Is this the desired behavior when the offered config does not match the config from the server? Some options include:

  1. Ignore silently as described
  2. Check the configs for equality and attempt to update the consumer, passing on any update errors to the user
  3. Check the configs for equality and reject any changes without trying to update
  4. Reject any attempt to create a subscription against an existing durable unless the subscription is a bind subscription
  5. Ask server to do update and see if it fails.
ripienaar commented 2 years ago

Consumers cannot be updated. The only property that’s mutable is the deliver subject.

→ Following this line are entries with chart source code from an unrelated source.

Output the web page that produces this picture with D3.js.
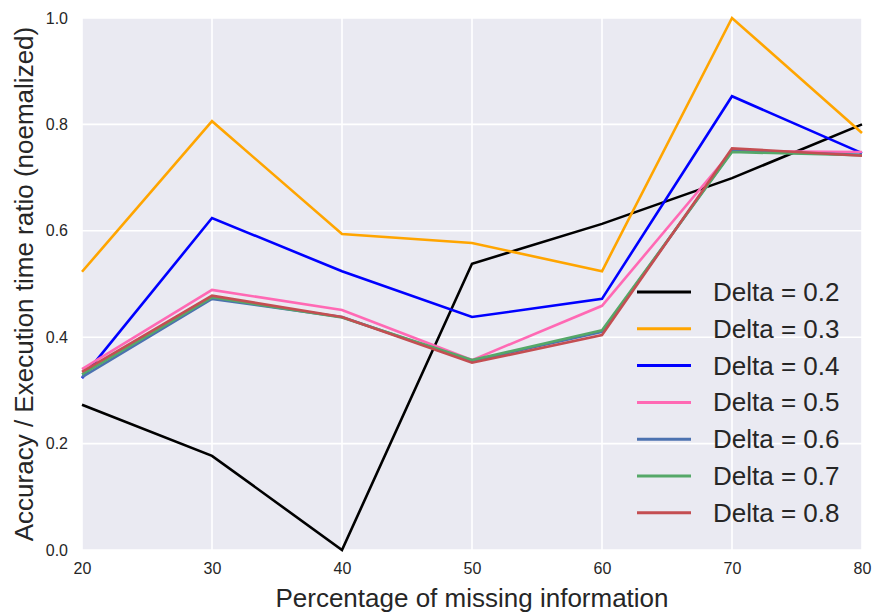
<!DOCTYPE html>
<html><head><meta charset="utf-8">
<script src="https://cdn.jsdelivr.net/npm/d3@7"></script>
<style>body{margin:0;background:#fff;} text{font-family:"Liberation Sans",Arial,sans-serif;}</style>
</head><body>
<svg id="c" width="873" height="615"></svg>
<script>
const xValues = [20, 30, 40, 50, 60, 70, 80];
const xTicks = [20, 30, 40, 50, 60, 70, 80];
const yTicks = [0.0, 0.2, 0.4, 0.6, 0.8, 1.0];
const seriesNames = ["Delta = 0.2","Delta = 0.3","Delta = 0.4","Delta = 0.5","Delta = 0.6","Delta = 0.7","Delta = 0.8"];
const seriesColors = ["#000000","#FFA500","#0000FF","#FF69B4","#4C72B0","#55A868","#C44E52"];
const d02 = [0.273, 0.177, 0.0, 0.538, 0.613, 0.699, 0.800];
const d03 = [0.523, 0.806, 0.594, 0.577, 0.524, 1.000, 0.784];
const d04 = [0.323, 0.624, 0.524, 0.438, 0.472, 0.853, 0.746];
const d05 = [0.340, 0.489, 0.451, 0.357, 0.459, 0.750, 0.748];
const d06 = [0.325, 0.472, 0.438, 0.355, 0.410, 0.750, 0.743];
const d07 = [0.330, 0.475, 0.437, 0.357, 0.413, 0.748, 0.742];
const d08 = [0.335, 0.478, 0.438, 0.352, 0.404, 0.755, 0.741];
const seriesValues = [d02, d03, d04, d05, d06, d07, d08];

const svg = d3.select("#c");
const m = {l: 82, t: 18, r: 873 - 862, b: 615 - 550};
const W = 873 - m.l - m.r, H = 615 - m.t - m.b;
const g = svg.append("g").attr("transform", `translate(${m.l},${m.t})`);
const x = d3.scaleLinear().domain([20, 80]).range([0, W]);
const y = d3.scaleLinear().domain([0, 1]).range([H, 0]);

g.append("rect").attr("width", W).attr("height", H).attr("fill", "#EAEAF2");
g.selectAll(".gx").data(xTicks).join("line")
  .attr("x1", d => x(d)).attr("x2", d => x(d)).attr("y1", 0).attr("y2", H)
  .attr("stroke", "#fff").attr("stroke-width", 1.6);
g.selectAll(".gy").data(yTicks).join("line")
  .attr("y1", d => y(d)).attr("y2", d => y(d)).attr("x1", 0).attr("x2", W)
  .attr("stroke", "#fff").attr("stroke-width", 1.6);

const xAxis = g.append("g").attr("transform", `translate(0,${H})`)
  .call(d3.axisBottom(x).tickValues(xTicks).tickFormat(d3.format("d")).tickSize(0).tickPadding(13));
const yAxis = g.append("g")
  .call(d3.axisLeft(y).tickValues(yTicks).tickFormat(d3.format(".1f")).tickSize(0).tickPadding(14));
[xAxis, yAxis].forEach(a => {
  a.select(".domain").remove();
  a.selectAll("text").attr("font-size", 16).attr("fill", "#262626")
    .attr("font-family", "'Liberation Sans', Arial, sans-serif");
});

const line = d3.line().x((d, i) => x(xValues[i])).y(d => y(d));
seriesValues.forEach((vals, k) => {
  g.append("path").datum(vals).attr("d", line).attr("fill", "none")
    .attr("stroke", seriesColors[k]).attr("stroke-width", 2.6).attr("stroke-linejoin", "miter");
});

// legend
const lg = g.append("g").attr("transform", `translate(${637 - m.l},${292 - m.t})`);
seriesNames.forEach((n, k) => {
  const row = lg.append("g").attr("transform", `translate(0,${k * 36.8})`);
  row.append("line").attr("x1", 0).attr("x2", 54).attr("stroke", seriesColors[k]).attr("stroke-width", 3);
  row.append("text").attr("x", 76).attr("y", 9).attr("font-size", 26).attr("fill", "#262626").text(n);
});

svg.append("text").attr("x", m.l + W / 2).attr("y", 607).attr("text-anchor", "middle")
  .attr("font-size", 26).attr("fill", "#262626").text("Percentage of missing information");
svg.append("text").attr("transform", `translate(33,${m.t + H / 2}) rotate(-90)`).attr("text-anchor", "middle")
  .attr("font-size", 26).attr("fill", "#262626").text("Accuracy / Execution time ratio (noemalized)");
</script>
</body></html>
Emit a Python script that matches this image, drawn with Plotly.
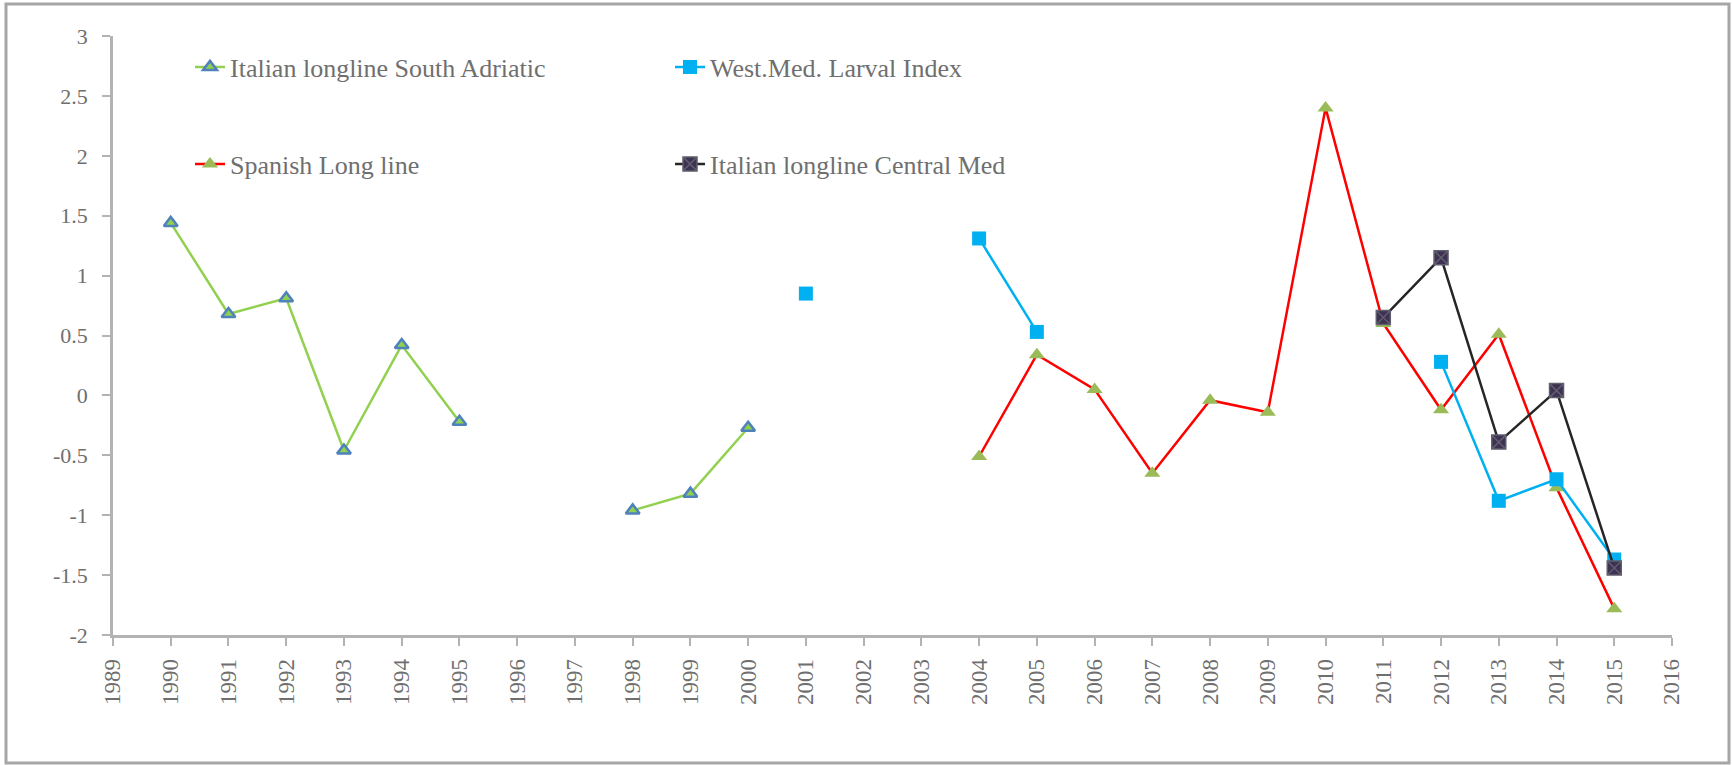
import plotly.graph_objects as go

# Years on the horizontal axis
years = list(range(1990, 2016))

# Standardised abundance indices per fleet / survey (None = no data)
south_adriatic = [1.44, 0.68, 0.81, -0.46, 0.42, -0.22, None, None, -0.96, -0.82,
                  -0.27, None, None, None, None, None, None, None, None, None,
                  None, None, None, None, None, None]
west_med_larval = [None, None, None, None, None, None, None, None, None, None,
                   None, 0.85, None, None, 1.31, 0.53, None, None, None, None,
                   None, None, 0.28, -0.88, -0.70, -1.37]
spanish_longline = [None, None, None, None, None, None, None, None, None, None,
                    None, None, None, None, -0.51, 0.34, 0.05, -0.65, -0.04, -0.14,
                    2.40, 0.60, -0.12, 0.51, -0.77, -1.78]
central_med = [None, None, None, None, None, None, None, None, None, None,
               None, None, None, None, None, None, None, None, None, None,
               None, 0.65, 1.15, -0.39, 0.04, -1.44]

x_ticks = list(range(1989, 2017))
y_ticks = [3, 2.5, 2, 1.5, 1, 0.5, 0, -0.5, -1, -1.5, -2]
y_tick_text = ["3", "2.5", "2", "1.5", "1", "0.5", "0", "-0.5", "-1", "-1.5", "-2"]

FONT = "Liberation Serif"
TEXT_GREY = "#6f6f6f"
AXIS_GREY = "#b3b3b3"

fig = go.Figure()

fig.add_trace(go.Scatter(
    x=years, y=south_adriatic, name="Italian longline South Adriatic",
    mode="lines+markers", connectgaps=False, showlegend=True,
    line=dict(color="#92D050", width=2.5),
    marker=dict(symbol="triangle-up", size=12, color="#92D050",
                line=dict(color="#4F81BD", width=2.5)),
    legend="legend",
))
fig.add_trace(go.Scatter(
    x=years, y=spanish_longline, name="Spanish Long line",
    mode="lines+markers", connectgaps=False, showlegend=True,
    line=dict(color="#FF0000", width=2.5),
    marker=dict(symbol="triangle-up", size=14, color="#9BBB59"),
    legend="legend2",
))
fig.add_trace(go.Scatter(
    x=years, y=west_med_larval, name="West.Med. Larval Index",
    mode="lines+markers", connectgaps=False, showlegend=True,
    line=dict(color="#00B0F0", width=2.5),
    marker=dict(symbol="square", size=14, color="#00B0F0"),
    legend="legend3",
))
fig.add_trace(go.Scatter(
    x=years, y=central_med, name="Italian longline Central Med",
    mode="lines+markers", connectgaps=False, showlegend=True,
    line=dict(color="#262626", width=2.5),
    marker=dict(symbol="square-x", size=14, color="#3F3151",
                line=dict(color="#5e5e6e", width=1.5)),
    legend="legend4",
))

# Plot area in pixels: left 113, right 1672, top 36, bottom 635
L, R, T, B = 113, 60, 36, 130
W, H = 1732, 765
pw, ph = W - L - R, H - T - B


def px_x(p):
    return (p - L) / pw


def px_y(p):
    return (H - B - p) / ph


legend_common = dict(
    font=dict(family=FONT, size=26, color=TEXT_GREY),
    bgcolor="rgba(0,0,0,0)", borderwidth=0,
    xanchor="left", yanchor="middle", itemwidth=30,
)

fig.update_layout(
    width=W, height=H,
    margin=dict(l=L, r=R, t=T, b=B),
    paper_bgcolor="white", plot_bgcolor="white",
    showlegend=True,
    font=dict(family=FONT, color=TEXT_GREY),
    legend=dict(x=px_x(190), y=px_y(67), **legend_common),
    legend2=dict(x=px_x(190), y=px_y(164), **legend_common),
    legend3=dict(x=px_x(670), y=px_y(67), **legend_common),
    legend4=dict(x=px_x(670), y=px_y(164), **legend_common),
    xaxis=dict(
        range=[1989, 2016], tickmode="array", tickvals=x_ticks,
        ticktext=[str(v) for v in x_ticks], tickangle=-90,
        showgrid=False, zeroline=False,
        showline=True, linecolor=AXIS_GREY, linewidth=2.5,
        ticks="outside", ticklen=8, tickwidth=2, tickcolor=AXIS_GREY,
        tickfont=dict(family=FONT, size=23, color=TEXT_GREY),
        ticklabelstandoff=4,
    ),
    yaxis=dict(
        range=[-2, 3], tickmode="array", tickvals=y_ticks, ticktext=y_tick_text,
        showgrid=False, zeroline=False,
        showline=True, linecolor=AXIS_GREY, linewidth=2.5,
        ticks="outside", ticklen=8, tickwidth=2, tickcolor=AXIS_GREY,
        tickfont=dict(family=FONT, size=22, color=TEXT_GREY),
        ticklabelstandoff=10,
    ),
    shapes=[dict(
        type="rect", xref="paper", yref="paper",
        x0=px_x(6), x1=px_x(1729), y0=px_y(763), y1=px_y(4),
        line=dict(color="#a6a6a6", width=3), fillcolor="rgba(0,0,0,0)",
        layer="below",
    )],
)

fig.write_html("out.html")
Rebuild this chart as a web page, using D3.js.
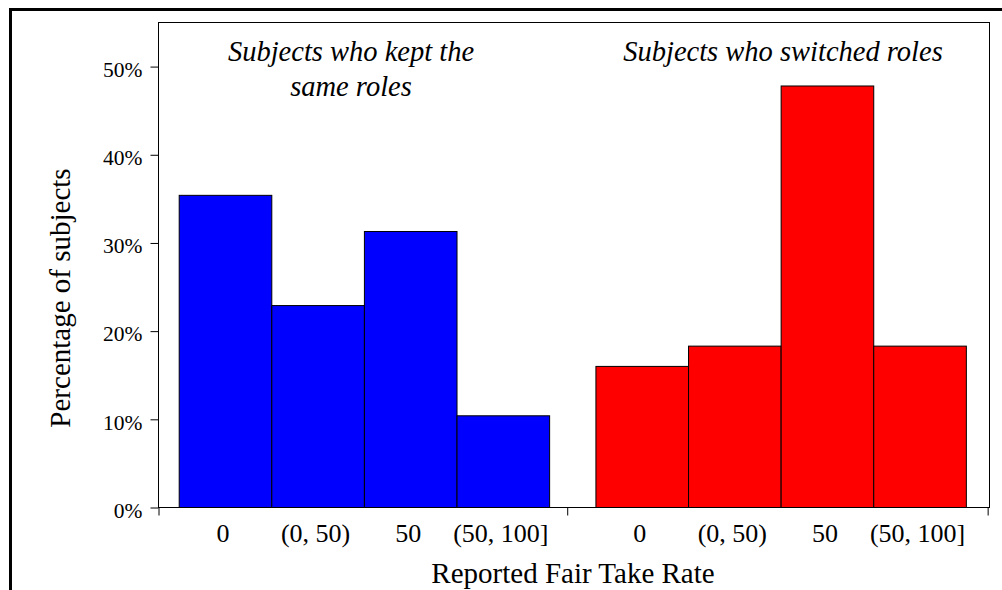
<!DOCTYPE html>
<html>
<head>
<meta charset="utf-8">
<script src="https://cdn.jsdelivr.net/npm/d3@7"></script>
<style>
  html, body { margin: 0; padding: 0; background: #fff; }
  svg { display: block; }
  text { font-family: "Liberation Serif", "Times New Roman", serif; fill: #000; }
</style>
</head>
<body>
<svg id="chart" width="1002" height="590"></svg>
<script>
// ---- data ----
const categories = ["0", "(0, 50)", "50", "(50, 100]"];
const keptValues = [35.4, 22.9, 31.3, 10.4];      // % of subjects who kept the same roles
const switchedValues = [16.0, 18.3, 47.8, 18.3];  // % of subjects who switched roles
const yTicks = [0, 10, 20, 30, 40, 50];
const groupLabels = [["Subjects who kept the", "same roles"], ["Subjects who switched roles"]];
const groupColors = ["#0000ff", "#ff0000"];
const xTitle = "Reported Fair Take Rate";
const yTitle = "Percentage of subjects";

// ---- layout ----
const svg = d3.select("#chart");
const plot = { left: 158, right: 989, top: 22, bottom: 507 };
const groupGap = 0.5; // slots between groups

// x in "slot" units: bar i of group g occupies [g*(n+gap)+i, +1]
const n = categories.length;
const x = d3.scaleLinear().domain([-0.2235, 8.75]).range([plot.left, plot.right]);
const y = d3.scaleLinear().domain([0, 55]).range([plot.bottom, plot.top]);

// outer thick frame (extends beyond right/bottom)
svg.append("rect")
  .attr("x", 10.5).attr("y", 9.5).attr("width", 1100).attr("height", 700)
  .attr("fill", "none").attr("stroke", "#000").attr("stroke-width", 3);

// plot frame
svg.append("rect")
  .attr("x", plot.left + 0.5).attr("y", plot.top + 0.5)
  .attr("width", plot.right - plot.left).attr("height", plot.bottom - plot.top)
  .attr("fill", "none").attr("stroke", "#000").attr("stroke-width", 1);

const groups = [keptValues, switchedValues];
const bars = [];
groups.forEach((vals, g) => {
  vals.forEach((v, i) => {
    bars.push({ g, i, v, start: g * (n + groupGap) + i, cat: categories[i] });
  });
});

svg.append("g").selectAll("rect").data(bars).join("rect")
  .attr("x", d => x(d.start) + 0.5)
  .attr("y", d => y(d.v) + 0.5)
  .attr("width", d => x(d.start + 1) - x(d.start))
  .attr("height", d => y(0) - y(d.v))
  .attr("fill", d => groupColors[d.g])
  .attr("stroke", "#000")
  .attr("stroke-width", 1);

// y axis
const yAxis = d3.axisLeft(y).tickValues(yTicks).tickFormat(d => d + "%").tickSize(8).tickPadding(8);
const yg = svg.append("g").attr("transform", `translate(${plot.left + 0.5},0.5)`).call(yAxis);
yg.select(".domain").remove();
yg.selectAll("line").attr("stroke", "#000");
yg.selectAll("text").attr("font-size", 21.5).attr("dy", "0.45em")
  .style("font-family", "'Liberation Serif', serif");

// x axis: boundary ticks
const xBoundaryTicks = [-0.2235, 4.19, 8.73];
const xAxis = d3.axisBottom(x).tickValues(xBoundaryTicks).tickFormat("").tickSize(8).tickSizeOuter(0);
const xg = svg.append("g").attr("transform", `translate(0.5,${plot.bottom + 0.5})`).call(xAxis);
xg.select(".domain").remove();
xg.selectAll("line").attr("stroke", "#000");

// category labels
svg.append("g").selectAll("text").data(bars).join("text")
  .attr("x", d => x(d.start + 0.5) - 2)
  .attr("y", 542)
  .attr("text-anchor", "middle")
  .attr("font-size", 26)
  .text(d => d.cat);

// axis titles
svg.append("text")
  .attr("x", 573).attr("y", 583)
  .attr("text-anchor", "middle").attr("font-size", 29)
  .text(xTitle);

svg.append("text")
  .attr("transform", "translate(70,298) rotate(-90)")
  .attr("text-anchor", "middle").attr("font-size", 29)
  .text(yTitle);

// group annotations
const annoX = [351, 783];
groupLabels.forEach((lines, g) => {
  const t = svg.append("text")
    .attr("text-anchor", "middle")
    .attr("font-size", 28.5)
    .attr("font-style", "italic");
  lines.forEach((ln, k) => {
    t.append("tspan").attr("x", annoX[g]).attr("y", 61 + k * 35).text(ln);
  });
});
</script>
</body>
</html>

scottf commented 2 years ago

Consumers cannot be updated. The only property that’s mutable is the deliver subject.

That should probably rule out option 2.

ripienaar commented 2 years ago

Iirc the server treats consumer updates as idempotent. So if a update happens that isn’t identical (other than subject) it would cause an error. Essentially we have 3 now.

I need to double check this is from memory how it works

kozlovic commented 2 years ago

Remember that the library will more often do a lookup first. So the issue that @scottf you are reporting is likely that the "subscribe" call does not match what the consumer config is already is, and you should be testing that what config is passed (when it is passed, that's the key) to the "subscribe" call matches what is found in the consumer config object returned by the lookup. Some background: https://github.com/nats-io/nats.go/pull/803

scottf commented 2 years ago

@kozlovic Yes, this is the "subscribe" call does not match the existing consumer. As a team we agreed to gather consensus before implementing client features. The behavior implemented in 803 was not, AFAIK discussed with the team. I made this issue for the purpose of gaining consensus before I learned about 803. @ColinSullivan1 @aricart @wallyqs @ripienaar @variadico please vote on 1, 3 or 4

  1. Ignore silently as described
  2. [Ruled Out] Check the configs for equality and attempt to update the consumer, passing on any update errors to the user
  3. Check the configs for equality and reject any changes without trying to update
  4. Reject any attempt to create a subscription against an existing durable unless the subscription is a bind subscription
scottf commented 2 years ago

My order of preference is 4, 3, 1. 4 would essentially prefer (but not require) that durable consumers should be made ahead of time, before subscriptions, which seems like a reasonable idea.

bruth commented 1 year ago

Now that a handful consumer options can be updated, I presume it is safer/simpler to have the server reject the update?

marthaCP commented 1 year ago

This will be addressed with JS Simplification - this is the problem JS Simpl will fix.